Quoi qu’il en soit, après avoir déposé ses passagers sur leurs orbites respectives, Chang’ e-6 prendra la direction du bassin d’Aitken. C’est une zone iconique du pôle sud qui présente un gros cratère unique en son genre. Il est suspecté d’être l’un des plus anciens de toute la surface lunaire.

Le rover va donc procéder à plusieurs prélèvements de sol. Ils seront ensuite placés dans un microlanceur qui rejoindra un autre engin préalablement placé en orbite. C’est cette capsule qui se dirigera vers la terre pour rapatrier les échantillons.

Ceux qui ont suivi les péripéties de Perseverance sur Mars auront probablement remarqué la ressemblance avec la mission Mars Return Sample de la NASA (voir notre article). Mais cette dernière ne rapportera pas de matériel avant 2030 au plus tôt. Si Chang’e-6 atteint ses objectifs en 2025, il s’agira donc d’une mission de référence. L’Oncle Sam pourra s’inspirer pour récupérer sa poussière martienne — même s’il ne l’entend certainement pas de cette oreille, connaissant l’ampleur des tensions diplomatiques entre les deux nations.

© NASA

Et il ne s’agira que d’un début ; à partir de là, le programme va encore passer à la vitesse supérieure. Les missions suivantes seront concentrées sur l’objectif prioritaire des Chinois dans l’espace, à savoir la colonisation lunaire. En effet, le pays de Xi Jinping affiche ouvertement son ambition de construire une base permanente sur le sol lunaire. Chang’e-7 et 8 devront en effet tester des technologies novatrices qui permettront de s’installer durablement sur notre satellite.
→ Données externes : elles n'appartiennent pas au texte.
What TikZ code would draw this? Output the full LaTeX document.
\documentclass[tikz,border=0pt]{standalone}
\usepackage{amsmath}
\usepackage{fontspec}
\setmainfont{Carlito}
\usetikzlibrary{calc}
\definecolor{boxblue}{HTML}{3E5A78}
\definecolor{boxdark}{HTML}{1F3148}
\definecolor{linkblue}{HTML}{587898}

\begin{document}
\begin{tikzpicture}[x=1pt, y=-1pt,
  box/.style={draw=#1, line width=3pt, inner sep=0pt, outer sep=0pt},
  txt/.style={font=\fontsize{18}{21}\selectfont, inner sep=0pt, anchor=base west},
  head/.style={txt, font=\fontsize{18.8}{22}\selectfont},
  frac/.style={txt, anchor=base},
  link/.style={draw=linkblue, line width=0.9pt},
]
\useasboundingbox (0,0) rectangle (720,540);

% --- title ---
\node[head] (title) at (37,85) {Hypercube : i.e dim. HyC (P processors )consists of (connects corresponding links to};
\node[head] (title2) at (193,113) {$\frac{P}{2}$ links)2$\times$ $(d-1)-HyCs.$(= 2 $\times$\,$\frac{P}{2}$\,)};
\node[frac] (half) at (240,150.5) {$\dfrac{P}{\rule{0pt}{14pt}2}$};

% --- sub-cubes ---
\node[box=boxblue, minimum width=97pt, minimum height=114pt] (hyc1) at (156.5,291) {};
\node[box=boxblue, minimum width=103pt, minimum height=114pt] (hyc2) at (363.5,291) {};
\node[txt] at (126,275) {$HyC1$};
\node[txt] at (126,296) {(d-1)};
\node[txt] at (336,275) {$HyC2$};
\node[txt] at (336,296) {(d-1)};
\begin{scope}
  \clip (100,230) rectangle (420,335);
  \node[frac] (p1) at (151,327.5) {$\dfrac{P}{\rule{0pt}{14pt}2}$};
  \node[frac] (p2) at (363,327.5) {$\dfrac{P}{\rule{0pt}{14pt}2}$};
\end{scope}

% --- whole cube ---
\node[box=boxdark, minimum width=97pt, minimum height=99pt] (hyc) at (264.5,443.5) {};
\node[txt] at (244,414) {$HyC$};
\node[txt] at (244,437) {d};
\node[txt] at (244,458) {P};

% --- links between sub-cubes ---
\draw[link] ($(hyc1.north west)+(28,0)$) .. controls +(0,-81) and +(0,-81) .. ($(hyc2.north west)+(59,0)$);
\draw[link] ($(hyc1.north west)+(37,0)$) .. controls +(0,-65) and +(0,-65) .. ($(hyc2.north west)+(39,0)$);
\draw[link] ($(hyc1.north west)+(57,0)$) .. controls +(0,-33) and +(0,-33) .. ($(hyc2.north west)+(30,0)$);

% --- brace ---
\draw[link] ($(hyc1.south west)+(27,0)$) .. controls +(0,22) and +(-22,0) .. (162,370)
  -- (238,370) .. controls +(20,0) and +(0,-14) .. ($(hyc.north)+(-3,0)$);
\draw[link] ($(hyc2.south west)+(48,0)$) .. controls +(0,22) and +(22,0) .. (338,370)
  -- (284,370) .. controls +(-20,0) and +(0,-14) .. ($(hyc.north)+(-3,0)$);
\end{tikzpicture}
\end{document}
Autant dire que les amoureux de l’espace auront de quoi faire lors des prochaines années. Le programme chinois commence à devenir tout aussi fascinant que les efforts de colonisation américains. Il conviendra donc de prêter une attention toute particulière à cette nouvelle course à l’espace qui pourrait bien conditionner une part significative de la géopolitique de demain.